Dr. Dharshana Kasthurirathna, email
Ms. Yasodha Vimukthi, email

Table of content

Project Summary
Publications
Links

Project Summary

Humans express emotions using different modalities like facial expressions, vocal tone and the speech. Each person may express their emotions using different modalities in different proportions. In this research, we introduce a personalized emotion prediction model that focuses on four key emotions: happy, sad, neutral, and angry. What makes this model special is its ability to adapt to each individual user, learning from how they personally express emotions and adjusting the importance of each modality accordingly.

We’ve integrated pretrained models for each modality, and the system gets better over time through feedback from the users. Unlike traditional models that treat everyone the same, this one adapts in real-time, making the emotion detection more accurate and personalized for every user. We used a mechanism based on Online Learning and weighted average ensemble.
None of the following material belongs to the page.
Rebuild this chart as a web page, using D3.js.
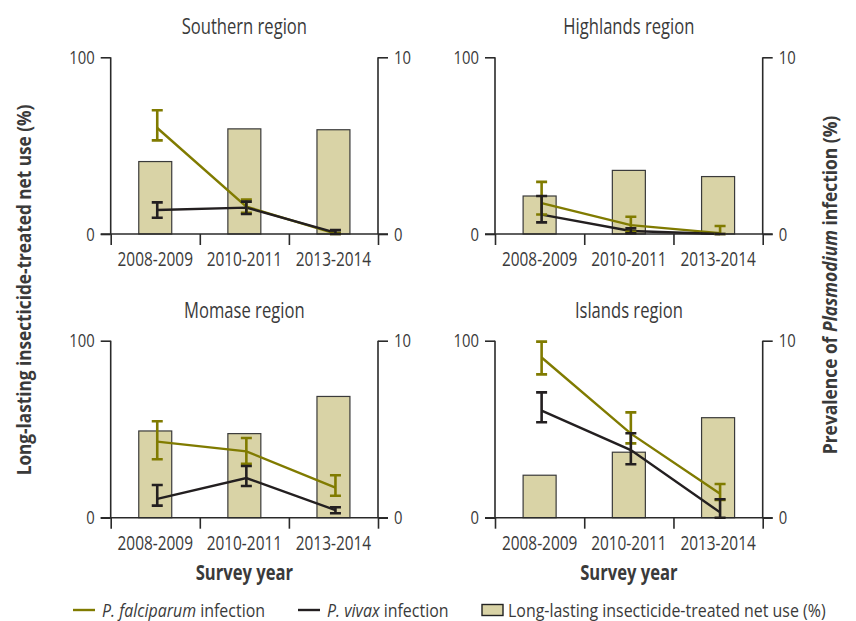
<!DOCTYPE html>
<html>
<head>
<meta charset="utf-8">
<script src="https://cdn.jsdelivr.net/npm/d3@7"></script>
<style>
  html, body { margin: 0; padding: 0; background: #fff; }
  svg { display: block; }
  text { font-family: "Open Sans", "Noto Sans", sans-serif; fill: #3a3a3a; }
</style>
</head>
<body>
<svg id="chart" width="856" height="621"></svg>
<script>
// ---------- data ----------
const years = ["2008-2009", "2010-2011", "2013-2014"];
const regions = ["Southern region", "Highlands region", "Momase region", "Islands region"];
const leftTicks = [0, 100];
const rightTicks = [0, 10];

// Long-lasting insecticide-treated net use (%), per region per survey
const netUse = [
  [41, 59.5, 59],
  [21.5, 36, 32.5],
  [49, 47.5, 68.5],
  [24, 37, 56.5]
];
// P. falciparum prevalence (%) with 95% CI
const falciparum     = [[6.0, 1.55, 0.02], [1.75, 0.5, 0.05], [4.3, 3.75, 1.7], [9.05, 4.75, 1.35]];
const falciparumLow  = [[5.3, 1.2, 0.0],   [1.1, 0.13, 0.0],  [3.3, 3.05, 1.24], [8.1, 4.2, 1.0]];
const falciparumHigh = [[7.0, 1.95, 0.05], [2.95, 0.98, 0.45], [5.45, 4.5, 2.4], [9.95, 5.95, 1.9]];
// P. vivax prevalence (%) with 95% CI
const vivax     = [[1.36, 1.49, 0.08], [1.1, 0.17, 0.0],  [1.06, 2.24, 0.43], [6.05, 3.82, 0.3]];
const vivaxLow  = [[0.92, 1.13, 0.0],  [0.66, 0.04, 0.0], [0.68, 1.79, 0.25], [5.39, 3.02, 0.0]];
const vivaxHigh = [[1.79, 1.83, 0.22], [2.15, 0.32, 0.0], [1.85, 2.92, 0.59], [7.08, 4.77, 1.04]];

// ---------- styles ----------
const olive = "#807b00";
const dark = "#231f20";
const barFill = "#d9d3a6";
const axisColor = "#2a2a2a";

const svg = d3.select("#chart");

// condense text horizontally (reference uses a condensed typeface)
function condense(sel, k) {
  sel.each(function () {
    const w = this.getComputedTextLength();
    d3.select(this).attr("textLength", w * k).attr("lengthAdjust", "spacingAndGlyphs");
  });
}

// mixed-style text: separate text elements in a horizontally scaled group
function richText(parent, parts, opts) {
  const outer = parent.append("g").attr("transform", opts.transform || null);
  const g = outer.append("g").attr("transform", `scale(${opts.k},1)`);
  let xpos = 0;
  const nodes = parts.map(p => {
    const t = g.append("text")
      .attr("x", xpos)
      .attr("y", 0)
      .attr("font-size", opts.size)
      .attr("font-weight", opts.weight || null)
      .attr("font-style", p.italic ? "italic" : null)
      .attr("fill", opts.fill || "#3a3a3a")
      .style("white-space", "pre")
      .text(p.text);
    xpos += t.node().getComputedTextLength();
    return t;
  });
  if (opts.anchor === "middle") {
    nodes.forEach(t => t.attr("x", +t.attr("x") - xpos / 2));
  }
  return outer;
}

// panel frames (plot area)
const cols = [{ left: 110.7, right: 378 }, { left: 495, right: 762.7 }];
const rows = [{ top: 57.3, bottom: 234 }, { top: 340.7, bottom: 517.7 }];

regions.forEach((name, i) => {
  const c = cols[i % 2], r = rows[Math.floor(i / 2)];
  const g = svg.append("g");

  const x = d3.scaleBand().domain(years).range([c.left, c.right])
    .paddingInner(0.63).paddingOuter(0.315);
  const yL = d3.scaleLinear().domain([0, 100]).range([r.bottom, r.top]);
  const yR = d3.scaleLinear().domain([0, 10]).range([r.bottom, r.top]);
  const cx = d => x(d) + x.bandwidth() / 2 + 2;

  // bars
  g.selectAll("rect.bar").data(years).join("rect")
    .attr("class", "bar")
    .attr("x", d => x(d))
    .attr("width", x.bandwidth())
    .attr("y", (d, j) => yL(netUse[i][j]))
    .attr("height", (d, j) => yL(0) - yL(netUse[i][j]))
    .attr("fill", barFill)
    .attr("stroke", "#3a3a3a")
    .attr("stroke-width", 1.2);

  // axes
  const leftAxis = d3.axisLeft(yL).tickValues(leftTicks).tickSize(10).tickPadding(6);
  const ga = g.append("g").attr("transform", `translate(${c.left},0)`).call(leftAxis);
  const rightAxis = d3.axisRight(yR).tickValues(rightTicks).tickSize(10).tickPadding(6);
  const gr = g.append("g").attr("transform", `translate(${c.right},0)`).call(rightAxis);
  const bx = d3.scaleLinear().domain([0, years.length]).range([c.left, c.right]);
  const bottomAxis = d3.axisBottom(bx).tickValues(d3.range(years.length + 1)).tickSize(11).tickFormat("");
  const gb = g.append("g").attr("transform", `translate(0,${r.bottom})`).call(bottomAxis);
  gb.select(".domain").attr("d", `M${c.left - 10},0H${c.right + 10}`);
  [ga, gr].forEach(a => {
    a.select(".domain").attr("d", `M0,${r.top}V${r.bottom}`);
    a.selectAll("text").attr("font-size", 19).attr("fill", "#3a3a3a")
      .attr("font-family", '"Open Sans", sans-serif');
  });
  [ga, gr, gb].forEach(a => {
    a.selectAll(".domain, line").attr("stroke", axisColor).attr("stroke-width", 1.6);
  });
  condense(ga.selectAll("text"), 0.78);
  condense(gr.selectAll("text"), 0.78);

  // year labels
  const yl = g.selectAll("text.year").data(years).join("text")
    .attr("class", "year")
    .attr("x", d => x(d) + x.bandwidth() / 2)
    .attr("y", r.bottom + 32)
    .attr("text-anchor", "middle")
    .attr("font-size", 20)
    .text(d => d);
  condense(yl, 0.77);

  // title
  const tt = g.append("text")
    .attr("x", (c.left + c.right) / 2)
    .attr("y", r.top - 23)
    .attr("text-anchor", "middle")
    .attr("font-size", 21)
    .text(name);
  condense(tt, 0.79);

  // lines
  const series = [
    { v: falciparum[i], lo: falciparumLow[i], hi: falciparumHigh[i], color: olive },
    { v: vivax[i], lo: vivaxLow[i], hi: vivaxHigh[i], color: dark }
  ];
  series.forEach(s => {
    const line = d3.line().x((d, j) => cx(years[j])).y(d => yR(d));
    g.append("path").datum(s.v).attr("d", line)
      .attr("fill", "none").attr("stroke", s.color).attr("stroke-width", 2.4);
  });
  series.forEach(s => {
    const eg = g.append("g");
    years.forEach((yr, j) => {
      const px = cx(yr);
      const yt = yR(s.hi[j]), yb = yR(s.lo[j]);
      eg.append("path")
        .attr("d", `M${px},${yt}V${yb}M${px - 5.5},${yt}H${px + 5.5}M${px - 5.5},${yb}H${px + 5.5}`)
        .attr("fill", "none").attr("stroke", s.color).attr("stroke-width", 2.6);
    });
  });

  // x-axis title on bottom row
  if (Math.floor(i / 2) === 1) {
    const st = g.append("text")
      .attr("x", (c.left + c.right) / 2)
      .attr("y", 580)
      .attr("text-anchor", "middle")
      .attr("font-size", 21)
      .attr("font-weight", "bold")
      .attr("fill", "#222")
      .text("Survey year");
    condense(st, 0.79);
  }
});

// y-axis titles
const lt = svg.append("text")
  .attr("transform", "translate(31,290) rotate(-90)")
  .attr("text-anchor", "middle")
  .attr("font-size", 20)
  .attr("font-weight", "bold")
  .attr("fill", "#222")
  .text("Long-lasting insecticide-treated net use (%)");
condense(lt, 0.86);

richText(svg, [
  { text: "Prevalence of " },
  { text: "Plasmodium", italic: true },
  { text: " infection (%)" }
], { transform: "translate(837,285) rotate(-90)", size: 20, weight: "bold", fill: "#222", k: 0.87, anchor: "middle" });

// legend
const leg = svg.append("g").attr("transform", "translate(0,610)");
const legendItems = [
  { type: "line", color: olive, x: 73, italic: "P. falciparum", rest: " infection" },
  { type: "line", color: dark, x: 298, italic: "P. vivax", rest: " infection" },
  { type: "box", color: barFill, x: 482, italic: "", rest: "Long-lasting insecticide-treated net use (%)" }
];
legendItems.forEach(it => {
  if (it.type === "line") {
    leg.append("line").attr("x1", it.x).attr("x2", it.x + 22).attr("y1", 0).attr("y2", 0)
      .attr("stroke", it.color).attr("stroke-width", 2.4);
  } else {
    leg.append("rect").attr("x", it.x).attr("y", -5.5).attr("width", 21).attr("height", 11)
      .attr("fill", it.color).attr("stroke", "#222").attr("stroke-width", 1.4);
  }
  const parts = [];
  if (it.italic) parts.push({ text: it.italic, italic: true });
  parts.push({ text: it.rest });
  richText(leg, parts, {
    transform: `translate(${it.x + (it.type === "line" ? 29 : 26)},7)`,
    size: 19, k: 0.84
  });
});
</script>
</body>
</html>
Ensemble model Architecture

Final_Presentation_Team 8 (3)

Experiments & Results

Here’s a quick look at how accurate the model is when it first analyzes the three modalities for different people. The ensemble accuracy shows how well the model performs after it adjusts the weights for each user.

Person	Text	Vocal Tone	Image	Ensemble Accuracy
1	0.649	0.746	0.377	0.762
2	0.761	0.577	0.271	0.771
3	0.815	0.569	0.342	0.822

As you can see, each person expresses their emotions differently. For example, Person 1 is more expressive with their voice, while Person 2 and 3 rely more on text. But for every situation, our ensembled model gives the highest accuracy of capturing the correct emotion based on its weighted average and iterative learning mechanisms.
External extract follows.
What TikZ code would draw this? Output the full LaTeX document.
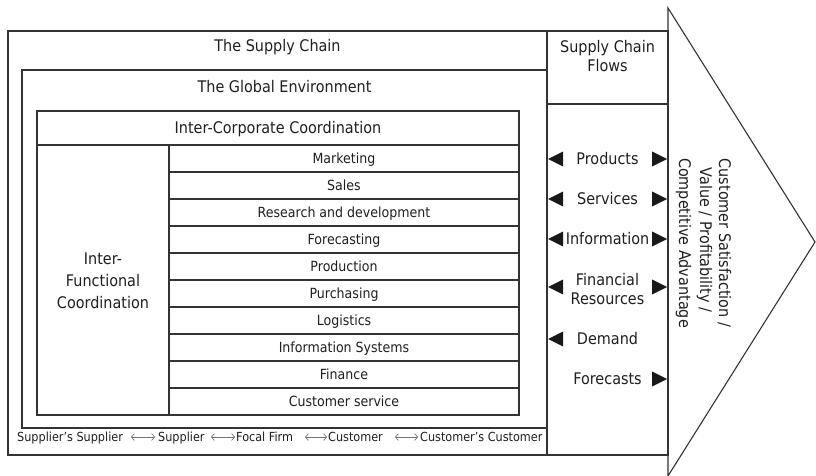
\documentclass[tikz,border=0pt]{standalone}
\usepackage{fontspec}
\setmainfont{DejaVu Sans}[FakeStretch=0.9]
\usetikzlibrary{arrows.meta}
\begin{document}
\begin{tikzpicture}[x=1pt,y=-1pt,
  frame/.style={draw=black!80, line width=1.1pt},
  head/.style={font=\fontsize{16}{19}\selectfont, text=black!88, inner sep=0pt, anchor=base},
  rowbox/.style={draw=black!80, line width=1.1pt, minimum width=350pt, minimum height=27pt,
    inner sep=0pt, text height=10.2pt, text depth=0pt, font=\fontsize{14}{16}\selectfont, text=black!88},
  tri/.style={fill=black!90, draw=none},
  foot/.style={font=\fontsize{12.5}{14}\selectfont, text=black!88, inner sep=0pt, anchor=base west},
  link/.style={{Straight Barb[length=3pt,width=7pt]}-{Straight Barb[length=3pt,width=7pt]}, draw=black!55, line width=0.7pt}
]
\useasboundingbox (0,0) rectangle (816,476);

% chevron
\draw[frame] (668,8) -- (815,242) -- (668,476) -- cycle;
% outer supply chain box
\draw[frame] (8,31) rectangle (668,455);
% flows column
\draw[frame] (547,31) -- (547,455);
\draw[frame] (547,104) -- (668,104);
% global environment
\draw[frame] (547,70) -- (22,70) -- (22,428) -- (547,428);
% inter-corporate box
\draw[frame] (37,111) rectangle (519,415);
\draw[frame] (37,145) -- (519,145);
\draw[frame] (169,145) -- (169,415);

% headings
\node[head] (sc) at (277.5,52) {The Supply Chain};
\node[head] (ge) at (284.5,92.5) {The Global Environment};
\node[head] (icc) at (278,133.5) {Inter-Corporate Coordination};
\node[head] (if1) at (103,264) {Inter-};
\node[head] (if2) at (103,286) {Functional};
\node[head] (if3) at (103,308) {Coordination};
\node[head] (scf1) at (607.5,53) {Supply Chain};
\node[head] (scf2) at (607.5,72) {Flows};

% function rows
\foreach \i/\t in {0/Marketing,1/Sales,2/Research and development,3/Forecasting,4/Production,
  5/Purchasing,6/Logistics,7/Information Systems,8/Finance,9/Customer service}
  \node[rowbox] (r\i) at (344,{158.5+27*\i}) {\t};

% flows
\node[head] (fp) at (607.5,164.8) {Products};
\node[head] (fs) at (607.5,204.8) {Services};
\node[head] (fi) at (607.5,244.8) {Information};
\node[head] (ff1) at (607.5,285.8) {Financial};
\node[head] (ff2) at (607.5,304.8) {Resources};
\node[head] (fd) at (607.5,344.8) {Demand};
\node[head] (fc) at (607.5,384.8) {Forecasts};

\foreach \y in {159,199,239,287,339}
  \fill[tri] (548,\y) -- (563,{\y-7.5}) -- (563,{\y+7.5}) -- cycle;
\foreach \y in {159,199,239,287,379}
  \fill[tri] (667,\y) -- (652,{\y-7.5}) -- (652,{\y+7.5}) -- cycle;

% outcome text
\node[head, rotate=-90] (o1) at (719.2,243) {Customer Satisfaction /};
\node[head, rotate=-90] (o2) at (700.2,240) {Value / Profitability /};
\node[head, rotate=-90] (o3) at (679.2,243) {Competitive Advantage};

% footer chain
\node[foot] (b1) at (17,441) {Supplier\symbol{"27}s Supplier};
\node[foot] (b2) at (158,441) {Supplier};
\node[foot] (b3) at (236,441) {Focal Firm};
\node[foot] (b4) at (328,441) {Customer};
\node[foot] (b5) at (420,441) {Customer\symbol{"27}s Customer};
\foreach \n/\s/\e in {b2/-27/-3,b3/-25/-1,b4/-23/-1,b5/-25/-2}
  \draw[link] ([xshift=\s pt,yshift=4pt]\n.base west) -- ([xshift=\e pt,yshift=4pt]\n.base west);
\end{tikzpicture}
\end{document}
Final_Presentation_Team 8 (2) (1)

Limitations and Future Enhancements

One of the main challenges we face is that the datasets used for training might not capture the full range of cultural and age differences. This can lead to biases and affect the model’s ability to generalize in real-world scenarios. Online learning helps the model improve with new data, but issues like data imbalance, privacy concerns, and potential bias still need to be addressed.
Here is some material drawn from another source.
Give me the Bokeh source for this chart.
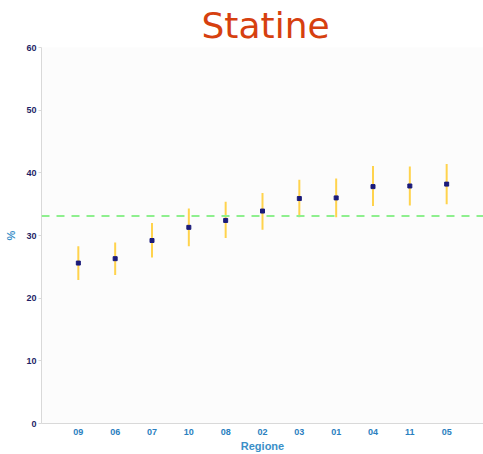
from bokeh.plotting import figure
from bokeh.models import FactorRange, Range1d, Span, ColumnDataSource
from bokeh.embed import file_html
from bokeh.resources import INLINE

regions = ["09", "06", "07", "10", "08", "02", "03", "01", "04", "11", "05"]
values = [25.6, 26.3, 29.2, 31.3, 32.4, 33.9, 35.9, 36.0, 37.8, 37.9, 38.2]
lower = [22.9, 23.7, 26.5, 28.3, 29.6, 30.9, 32.9, 32.9, 34.7, 34.8, 35.0]
upper = [28.3, 28.9, 32.0, 34.3, 35.4, 36.8, 38.9, 39.1, 41.1, 41.0, 41.4]
reference = 33.1
y_ticks = [0, 10, 20, 30, 40, 50, 60]
title_text = "Statine"

src = ColumnDataSource(data=dict(r=regions, v=values, lo=lower, hi=upper))

p = figure(
    x_range=FactorRange(*regions, range_padding=0.5, range_padding_units="absolute"),
    y_range=Range1d(0, 60),
    width=483, height=454,
    min_border_left=41, min_border_right=0, min_border_top=47, min_border_bottom=31,
    output_backend="svg", toolbar_location=None,
    background_fill_color="#fcfcfc", border_fill_color="white",
    title=title_text,
)
p.outline_line_color = None
p.xgrid.grid_line_color = None
p.ygrid.grid_line_color = None

p.title.text_font = "DejaVu Sans"
p.title.text_font_size = "36px"
p.title.text_font_style = "normal"
p.title.text_color = "#d6400f"
p.title.align = "left"
p.title.offset = 160
p.title.standoff = 0
p.title.vertical_align = "top"

# error bars
p.segment(x0="r", y0="lo", x1="r", y1="hi", source=src, line_color="#ffd34d", line_width=2)
# points
p.scatter(x="r", y="v", source=src, marker="square", size=4,
          fill_color="#1b1b7a", line_color="#1b1b7a", line_width=1)

# reference line
p.add_layout(Span(location=reference, dimension="width", line_color="#8ef08e",
                  line_width=2, line_dash="8 7"))

# y axis
ya = p.yaxis[0]
ya.ticker = y_ticks
ya.axis_line_color = "#d9d9d9"
ya.major_tick_line_color = "#d9d9d9"
ya.major_tick_out = 3
ya.major_tick_in = 0
ya.minor_tick_line_color = None
ya.major_label_standoff = 2
ya.major_label_text_font = "Liberation Sans"
ya.major_label_text_font_style = "bold"
ya.major_label_text_font_size = "9px"
ya.major_label_text_color = "#1f1f66"
ya.axis_label = "%"
ya.axis_label_standoff = 6
ya.axis_label_text_font = "Liberation Sans"
ya.axis_label_text_font_style = "bold"
ya.axis_label_text_font_size = "11px"
ya.axis_label_text_color = "#3a8fc8"

# x axis
xa = p.xaxis[0]
xa.axis_line_color = "#d9d9d9"
xa.major_tick_line_color = None
xa.major_tick_out = 0
xa.major_tick_in = 0
xa.major_label_standoff = 5
xa.major_label_text_font = "Liberation Sans"
xa.major_label_text_font_style = "bold"
xa.major_label_text_font_size = "9px"
xa.major_label_text_color = "#2a80c0"
xa.axis_label = "Regione"
xa.axis_label_standoff = 2
xa.axis_label_text_font = "Liberation Sans"
xa.axis_label_text_font_style = "bold"
xa.axis_label_text_font_size = "11px"
xa.axis_label_text_color = "#3a8fc8"

open("out.html", "w").write(file_html(p, INLINE))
Also, since the model is currently trained on English language data, it might struggle with non-native English speakers, especially if their natural speech patterns differ. In the future, we could integrate translation APIs or fine-tune the model with multilingual datasets to make it more accurate for people from diverse linguistic backgrounds.

Conclusion

In short, this model is a big step forward in personalized emotion detection. By continuously learning from user feedback and adjusting how it weighs different ways people express emotions, it offers more accurate predictions. While there are still challenges to overcome, especially around dataset diversity and multilingual support, this model is well-positioned for applications like mental health monitoring, human-computer interaction, and beyond.